Acende um cigarro; outro. Se despede sem olhar até que o ônibus chegue a esquina, aí olha, encontra o olhar, não consegue nunca cumprir a sina, os desejos, acaba sempre por se trair. Auto-sabotadora, é o que é. Anda perdida num bairro quase desconhecido. Só veio aqui duas ou três vezes, o que não fora suficiente para que decorasse as ruelas, os bares, as vestimentas dos transeuntes. Inerte. Anda, anda, meio atrasada e sem tempo, embora não saiba para quê. Para quê?, pensa. Para que possa fugir de uma mão imaginária gigante que a degola, uma mão-vento que não a deixa respirar. Degola, sim, e quase perde o ar. Apnéia. Fugindo, lembra-se que talvez uma praia no caminho de casa, uma praia silenciosa e vazia como a visitada no último fim de semana. últimos sopros e suspiros. É melhor que se vá, que ande mesmo sempre correndo. Como sempre, há de convir, como sempre sozinha embora entrelaçe as mãos às mãos de outrem.

Tenho a ousadia dos loucos, de deixar-me sentar quieta num canto, os pensamentos voando quase incomunicáveis.

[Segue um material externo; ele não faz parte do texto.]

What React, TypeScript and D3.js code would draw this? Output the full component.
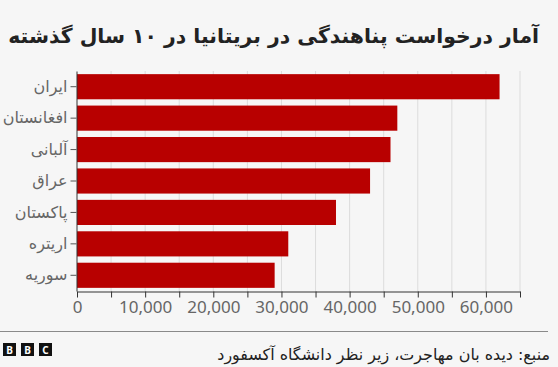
import React, { useEffect, useRef } from 'react';
import * as d3 from 'd3';

const countries = ['ایران', 'افغانستان', 'آلبانی', 'عراق', 'پاکستان', 'اریتره', 'سوریه'];
const applications = [62000, 47000, 46000, 43000, 38000, 31000, 29000];
const tickValues = [0, 5000, 10000, 15000, 20000, 25000, 30000, 35000, 40000, 45000, 50000, 55000, 60000, 65000];
const labelledTicks = [0, 10000, 20000, 30000, 40000, 50000, 60000];

const title = 'آمار درخواست پناهندگی در بریتانیا در ۱۰ سال گذشته';
const source = 'منبع: دیده بان مهاجرت، زیر نظر دانشگاه آکسفورد';

const persianFont = '"DejaVu Sans", "Noto Sans", sans-serif';
const latinFont = '"Noto Sans", "Open Sans", sans-serif';

// shrink/grow a text's font size so it takes the wanted width
const fitWidth = (sel: d3.Selection<SVGTextElement, unknown, null, undefined>, size: number, target: number) => {
  const w = sel.node()!.getComputedTextLength();
  if (w > 0) sel.style('font-size', `${(size * target) / w}px`);
};

export default function App() {
  const ref = useRef<HTMLDivElement>(null);

  useEffect(() => {
    document.body.style.margin = '0';
    if (!ref.current) return;
    d3.select(ref.current).selectAll('*').remove();

    const width = 558;
    const height = 367;
    const margin = { top: 71, right: 38, bottom: 76, left: 77 };

    const svg = d3
      .select(ref.current)
      .append('svg')
      .attr('width', width)
      .attr('height', height)
      .style('display', 'block')
      .style('background', '#f6f6f6');

    const data = countries.map((c, i) => ({ country: c, value: applications[i] }));

    const x = d3
      .scaleLinear()
      .domain([0, 65000])
      .range([margin.left, width - margin.right]);

    const y = d3
      .scaleBand<string>()
      .domain(countries)
      .range([margin.top, height - margin.bottom])
      .paddingInner(0.2)
      .paddingOuter(0.1);

    const axisY = height - margin.bottom;

    // Title (rtl: "start" anchors the right edge)
    const titleText = svg
      .append('text')
      .attr('x', 539)
      .attr('y', 43)
      .attr('text-anchor', 'start')
      .attr('direction', 'rtl')
      .style('font-family', persianFont)
      .style('font-weight', 'bold')
      .style('font-size', '20px')
      .attr('fill', '#222')
      .text(title);
    fitWidth(titleText as any, 20, 531);

    // Gridlines
    svg
      .append('g')
      .selectAll('line')
      .data(tickValues.slice(1))
      .join('line')
      .attr('x1', (d) => x(d))
      .attr('x2', (d) => x(d))
      .attr('y1', margin.top)
      .attr('y2', axisY)
      .attr('stroke', '#dcdcdc')
      .attr('stroke-width', 1);

    // Bars
    svg
      .append('g')
      .selectAll('rect')
      .data(data)
      .join('rect')
      .attr('x', x(0))
      .attr('y', (d) => y(d.country)!)
      .attr('width', (d) => x(d.value) - x(0))
      .attr('height', y.bandwidth())
      .attr('fill', '#b80000');

    // X axis
    const xAxis = svg
      .append('g')
      .attr('transform', `translate(0,${axisY + 0.5})`)
      .call(
        d3
          .axisBottom(x)
          .tickValues(tickValues)
          .tickSize(6)
          .tickSizeOuter(0)
          .tickFormat((d) => (labelledTicks.includes(+d) ? d3.format(',')(+d) : ''))
      );
    xAxis.select('.domain').attr('stroke', '#333');
    xAxis.selectAll('.tick line').attr('stroke', '#333');
    xAxis
      .selectAll('.tick text')
      .attr('y', 9)
      .style('font-family', latinFont)
      .style('font-size', '17px')
      .attr('fill', '#666');

    // Y axis
    const yAxis = svg
      .append('g')
      .attr('transform', `translate(${x(0) - 0.5},0)`)
      .call(d3.axisLeft(y).tickSize(6).tickSizeOuter(0).tickPadding(3));
    yAxis.select('.domain').attr('stroke', '#333');
    yAxis.selectAll('.tick line').attr('stroke', '#555');
    yAxis
      .selectAll('.tick text')
      .style('font-family', persianFont)
      .style('font-size', '16px')
      .attr('fill', '#666');

    // Footer
    svg
      .append('line')
      .attr('x1', 0)
      .attr('x2', 548)
      .attr('y1', 331.5)
      .attr('y2', 331.5)
      .attr('stroke', '#8a8a8a')
      .attr('stroke-width', 1);

    const logo = svg.append('g').attr('transform', 'translate(3,343)');
    ['B', 'B', 'C'].forEach((letter, i) => {
      logo
        .append('rect')
        .attr('x', i * 18)
        .attr('y', 0)
        .attr('width', 13)
        .attr('height', 13)
        .attr('fill', '#111');
      logo
        .append('text')
        .attr('x', i * 18 + 6.5)
        .attr('y', 10.5)
        .attr('text-anchor', 'middle')
        .style('font-family', latinFont)
        .style('font-weight', 'bold')
        .style('font-size', '10px')
        .attr('fill', '#fff')
        .text(letter);
    });

    const sourceText = svg
      .append('text')
      .attr('x', 550)
      .attr('y', 360)
      .attr('text-anchor', 'start')
      .attr('direction', 'rtl')
      .style('font-family', persianFont)
      .style('font-size', '15px')
      .attr('fill', '#222')
      .text(source);
    fitWidth(sourceText as any, 15, 333);
  }, []);

  return <div ref={ref}></div>;
}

Deixar-me sentar numa pedra, pedra sobre pedra, bem pertinho do mar nessa praia bonita. Simples, solitária: bonita. E fitar o imenso azul do céu e suas imensas nuvens decoradas. É quase noite, quase escurece. Ousadia dos loucos: fitar assim as nuances que se modificam. E se penso parada deitada olhando esse simulacro de liberdade, essa redoma ilusoria de cor cativante, essa prisão que chamamos de céu - porque não é possível atravessá-lo, porque não vai ser possível nunca tocar as nuvens com os meus dedos - se olho esse céu inteiro, cheio de alegria e, agora, quase dor - porque as nuvens se dissipam, se fundem, perdem-se-; se olho tudo isso e penso que talvez não existam saídas, é porque também eu sou cadeia. também eu sou prisioneira. (e fim, é o que vejo. e entre as grades as cores são mais belas)
As nuvens brancas e amarelas e róseas; começa a doer e o céu cinzento mostra sua face. Começa tímido, cinza claro, depois se impõe em um grafite, marinho, o negrume que prende e engole os olhos, os meus olhos. E se penso parada deitada olhando as pequenas estrelas que surgem, que fingem vida mesmo depois da morte, se olho tudo isso e penso, imagino que eu tenha forças ainda. Devo ter forças para achar em mim alguma solução, se é que existe solução para os meus pensamentos perigosos. Que meus olhos captem os contornos do céu, mas em mim há ainda um céu maior. Em mim cabe tudo o que vejo, tudo o que penso, tudo o que sinto; eu só preciso de força.
Anoitece. Anoitece e caminha vagamente pela praia, conchas e mais conchas de desejos, de dores, amores estraçalhados, dúvidas-sempre essas dúvidas-, amores, amores, amores. Vai embora do seu lugar, do seu refúgio e pensa quem sabe em dizer mais uma vez, quem sabe em continuar com essas perigosas vontades de mostrar-se e expor de si ao máximo. Porque não há regra, as coisas podem ser ditas quantas vezes forem necessárias. Mesmo que doa, mesmo que dê demais, mesmo que sobre o vazio inerente. Um dia algo preenche, um dia chega o preenchimento; é melhor que deixar que se acumulem as mágoas e as esperanças presas dentro da pele.